We established the followng process that helped us to extract all data and then import them into a fresh instance like Oren suggested,
- Bring the db offline
- Make a copy of the database folder
- Get the list of all keys/etags
- Find corrupt records
- Correct them (Make sure the DocumentTouchCorruptSeekAfterEtag is set to either Empty or less than the first record in the list)
- Export all corrupt records into a json file
- Delete all corrupt records
- Find duplicate (in the sense of unique constraints, if any) records
- Correct them (requires bringing the db online)
- Verify the db for corrupt records again
- If no corruption found, bring the db online
- Start export
This is how this tool was born, later I continued adding more functions to it. For example you can make a rough comarison between two databases by exporting all etags/document keys saving them as csv files and then letting the tool output a report with dicovered differences.

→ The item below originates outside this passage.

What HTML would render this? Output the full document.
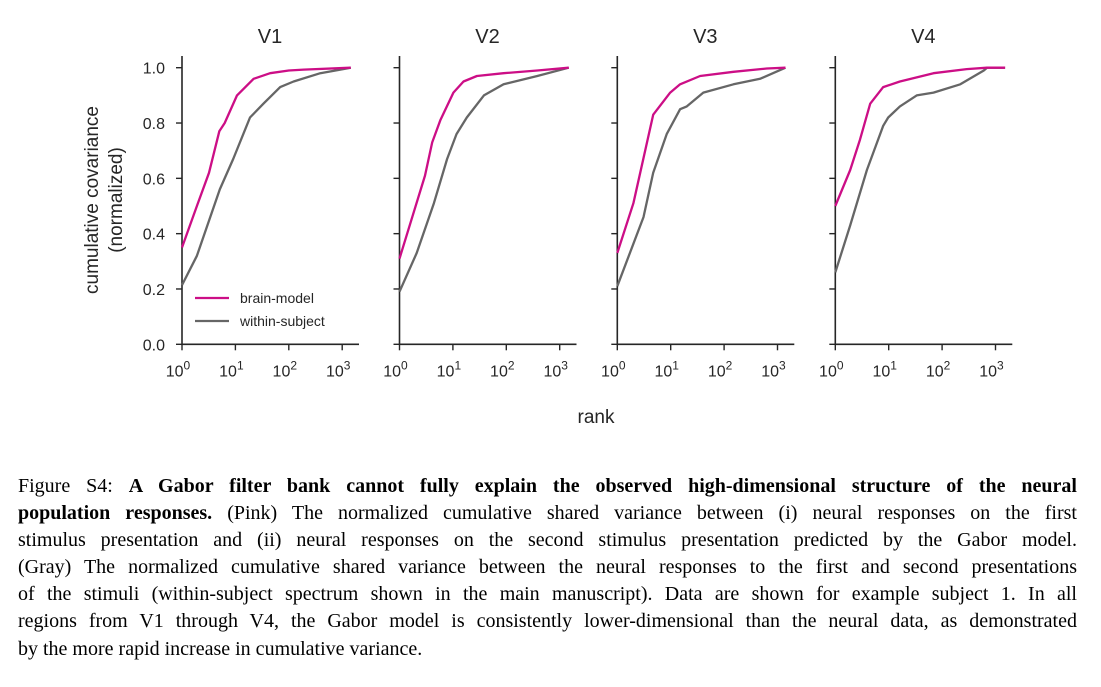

Later this year we encountered another problem, the following exception was logged,
---> System.IO.InvalidDataException: Failed to de-serialize a document: documentCollection/480fcbd7-f051-444d-8c9e-cd19c774d8e7 ---> System.IO.IOException: Encrypted stream is not correctly salted with the document key.
---> System.IO.InvalidDataException: The encrypted stream's salt was different than the expected salt.
at Raven.Database.Bundles.Encryption.CodecSaltExtensions.ReadSalt(Stream stream, String key) in C:\Builds\RavenDB-3.5-Patch\Raven.Database\Bundles\Encryption\Codec.cs:line 213
as previously we contacted Oren and got these responses back:
- What I think happened is that you have an encrypted db, and at some point someone reset the user password. RavenDB is using DPAPI to store the secret key, so if you reset the password, that provide a different key, and may result in a silent key change for RavenDB. Later documents are fine, but older document are using the old (lost) key.
- We found a bug that may cause this issue on Voron systems, and we have a hotfix for that. (Stable release is in the works) Since you have a replica that works, you can switch it up and make the secondary the primary and replciate back from it.
In this case of course there was nothing we could do, but this tool helped us quickly identify all affected documents and take corresponding measures.
Helpers:
- ="""" & TRIM(A1) & """: """ & TRIM(B1) & ""","
- RavenJObject.Parse(data);